ETL Job Failure Analysis in Batch Processing Systems
Keywords:
ETL Job Failure, Batch Processing, Error Logging, Job Monitoring, Dependency Tracking, Exception Handling, Data Warehouse, ETL Reliability.Abstract
ETL job failure analysis is important in batch processing systems because enterprise data workflows must complete extraction, transformation, and loading tasks within fixed processing windows. Batch ETL jobs often fail due to source connection errors, file format issues, missing records, transformation logic defects, dependency failures, memory limits, and database loading conflicts. Existing literature highlights error logging, job monitoring, dependency tracking, retry mechanisms, validation checkpoints, exception handling, and audit reporting as major practices for analyzing ETL failures. However, many organizations still face challenges such as incomplete failure logs, delayed error detection, repeated job failures, unclear root causes, and poor coordination between upstream and downstream processes. This research is important because ETL failures can delay warehouse refresh, reduce reporting accuracy, and affect business intelligence reliability.
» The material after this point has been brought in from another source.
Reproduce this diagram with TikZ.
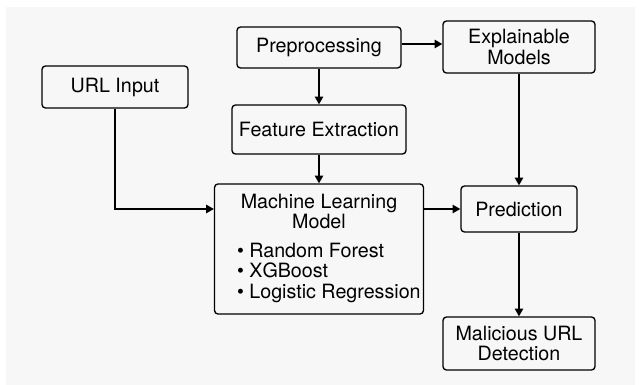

This article discusses ETL job failure analysis in batch processing systems, focusing on failure classification, log review, dependency validation, source-to-target checks, restart logic, error recovery, and performance monitoring. The study concludes that effective failure analysis improves ETL reliability, reduces processing delays, strengthens troubleshooting, and supports consistent enterprise data delivery.